What is a submission?
A submission is a response from a person or organisation, stating their views about the law under review. A submission may include personal experiences and ideas about how the law should change. Submissions help to provide us with the information and opinions we need to write our reports and to recommend reform.
The Institute publishes issues papers to explain the law under review, asking some questions and inviting responses. It is a good idea to read the issues paper before making a submission.
During a project’s consultation period, the Institute asks to hear from anyone who has experience of the issues under review. Any contribution is welcome, large or small.
How do I make a submission?
Issues papers include information about how to make a submission for that specific review, including the closing date for submissions.

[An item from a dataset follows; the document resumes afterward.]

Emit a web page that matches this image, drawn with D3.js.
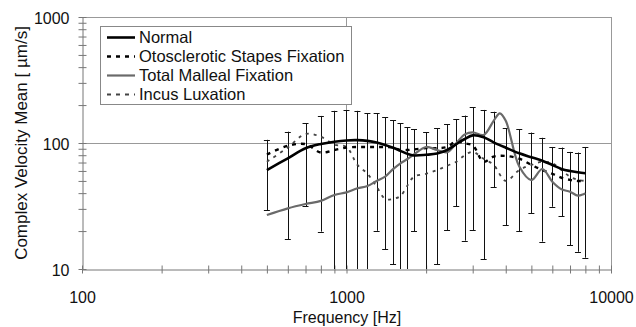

Submissions can only be made during a project’s consultation period. You may send us your submission electronically or in hard copy. You can send us your ideas in a Word document, a pdf file, or in the body of the email.
If you do not want to respond in writing, you can phone or write and ask to speak with a researcher instead. You can then make your submission by phone, through an online meeting platform, or in person, either individually or as part of a group..
Some reviews may allow other submission methods. This is why it is important to read the submission information in the issues paper for the specific review you wish to comment on.
We prefer you to answer the questions we ask in the issues paper, but you do not have to answer all of them. Submissions do not have to follow a particular format. You can provide as much detail as you like – the more the better, as long as it is relevant.
Publication of submissions
We read all submissions to inform our deliberations on the issue under investigation.
When making a submission you must state which level of privacy you prefer from these categories (1) public, (2) anonymous, or (3) confidential. More details about these categories appear in our issues papers.
We refer to public submissions in our reports, and we may list the names of submitters who choose the public option in the final report.
The Institute publishes public submissions on our website. This is to encourage discussion and to keep the community informed. Confidential and anonymous submissions are not published on the website but are not treated as any less important than public ones.
We remove these items from submissions before they are published on the TLRI website:
- Personal residential addresses, email addresses, and phone numbers
- Derogatory or offensive language
- Comments impugning the personal character and/or professional reputation of individuals and organisations
- Disclosure of legally restricted or confidential information
- Any other materials prohibited by law.
The views expressed in submissions are those of the individuals or organisations who submit them. The fact that the Institute publishes a submission does not imply that the Institute accepts or agrees with these views.
Submissions that are late or beyond the scope of the terms of reference
The closing date for submissions is advertised in the Institute’s issues paper and on our website. This deadline is provided so that we have enough time to properly consider the issues and write the report. We may not be able to consider a late submission.
Submissions must be relevant. The Institute only reviews the matters that are detailed in the terms of reference. We strongly recommend using the issues paper to help guide your submission.